I'm trying to come up with a list comprehension that will match open and close parens. So far I have these two statements which grab two lists of open and close parens separately

my_str = "hanz(and(franz/bob())+ 7) + tom(2)"

Grab idx of open parens:

[ i for i,c in enumerate(my_str) if c == '(']

# [4, 8, 18, 31]

Grab idx of close parens:

[ i for i,c in enumerate(my_str) if c == ')']

# [19, 20, 24, 33]

What I would like is one handy comprehension that could give me a list of pairs corresponding to each match pair of parens

ie

[ ???? for i,c in enumerate(my_str) ???]

# [(4,24), (8,20), (18,19), (31,33)]

Answer 1

Like @Tordek mentioned, though not impossible this is not very practical,

For the sake of completeness however, here's a solution:

my_str = "hanz(and(franz/bob())+ 7) + tom(2)"
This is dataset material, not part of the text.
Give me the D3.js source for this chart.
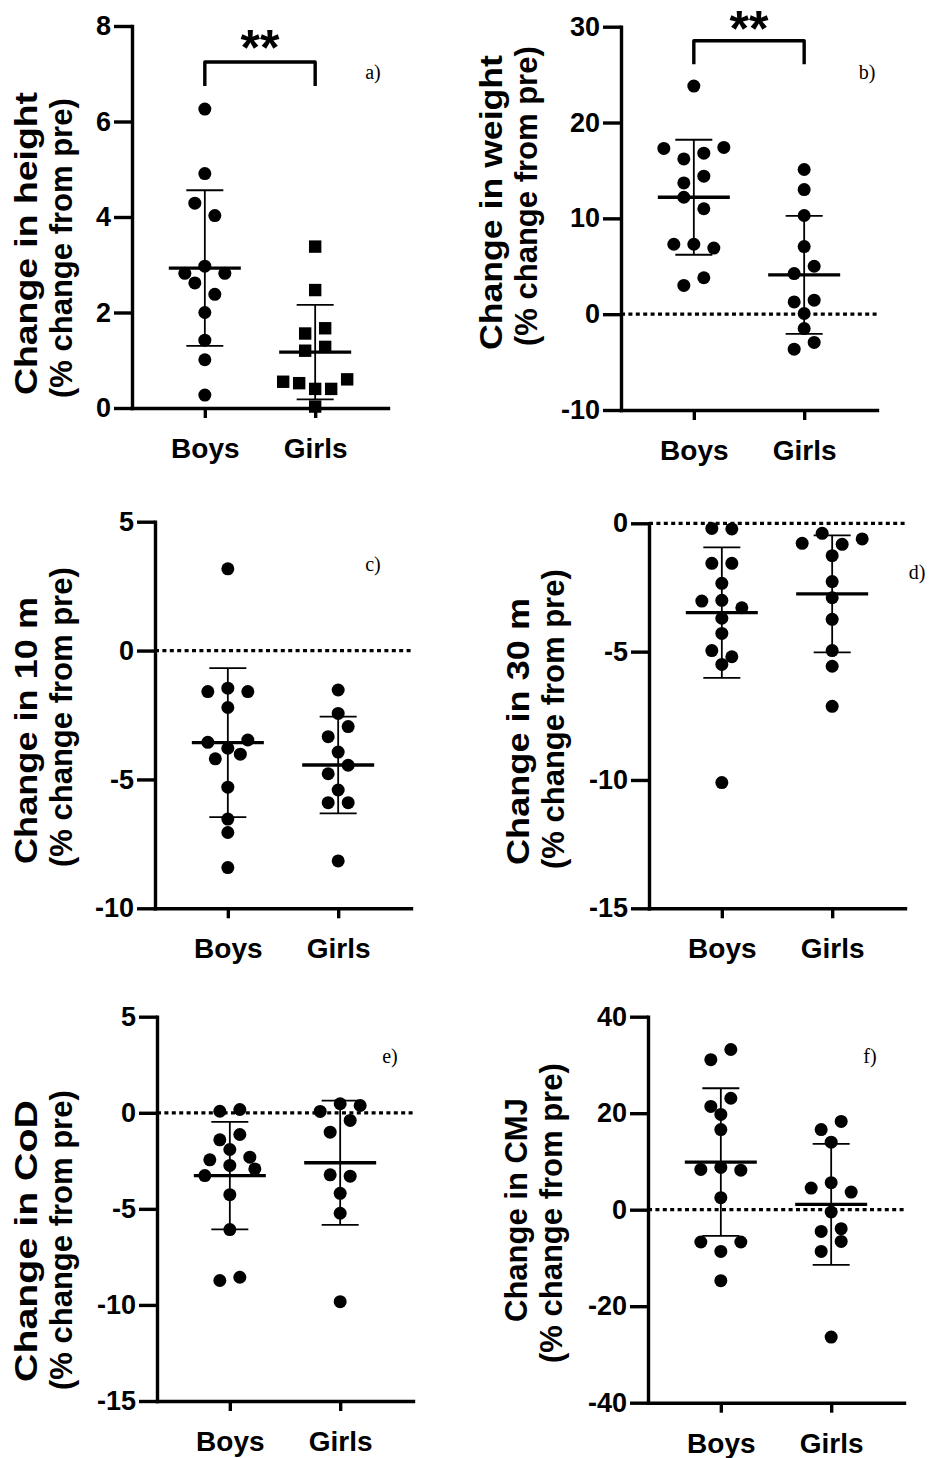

 pt_arr = [ 1 if c == '(' else -1 for i,c in enumerate(my_str ) if c == ')' or c == '(']
idx_arr = [ i for i,c in enumerate(my_str ) if c == ')' or c == '(']
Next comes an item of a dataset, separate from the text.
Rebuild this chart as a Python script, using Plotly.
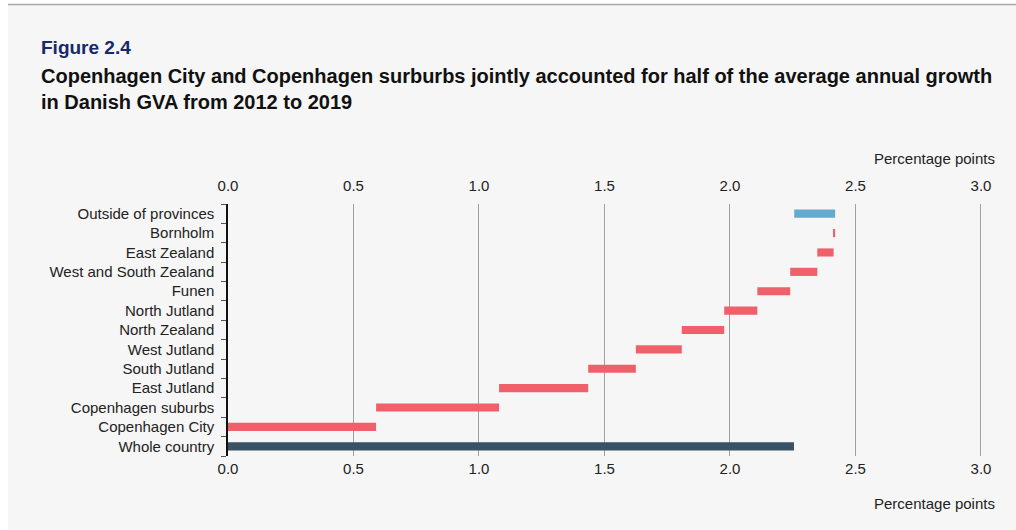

[(idx_arr[strt_idx],idx_arr[strt_idx + [j for j,d in enumerate([ sum(pt_arr[strt_idx:i + 1]) for i,c in enumerate(pt_arr) if i >= strt_idx]) if d == 0][0]]) for strt_idx,f in enumerate(pt_arr) if f == 1]

# [(4,24), (8,20), (18,19), (31,33)]

Answer 2

As mentioned in comments, the proper and simple way to do this is using a stack:

my_str = "hanz(and(franz/bob())+ 7) + tom(2)"
stack = []
parens = []
for i, c in enumerate(my_str):
    if c == "(":
        stack.append(i)
    elif c == ")":
        parens.append((stack.pop(), i))
print(parens) # [(18, 19), (8, 20), (4, 24), (31, 33)]

But if you value one-liners more than readability or coding conventions, you could also cram that into a list comprehensions with side effects:

stack = []
parens = [(stack.pop(), i) for i, c in enumerate(my_str)
          if c == "(" and stack.append(i) or c == ")"]
print(parens) # [(18, 19), (8, 20), (4, 24), (31, 33)]

This uses the fact that and and or are short-circuit-evaluated, thus it will append items only if c == "(" , but then fail because append return None , and only add elements to the results if the second condition, c == ")" is true, popping the position of the most recent ( from the stack.

At least, it is not a total abuse of list comprehensions, as the result is not discarded but actually the desired result, and it's probably still easier to comprehend than the three list comprehensions that you have (although those work without side effects), but the better solution for a "handy" way to do this would be: Make it a function, than it does not matter how many lines it has.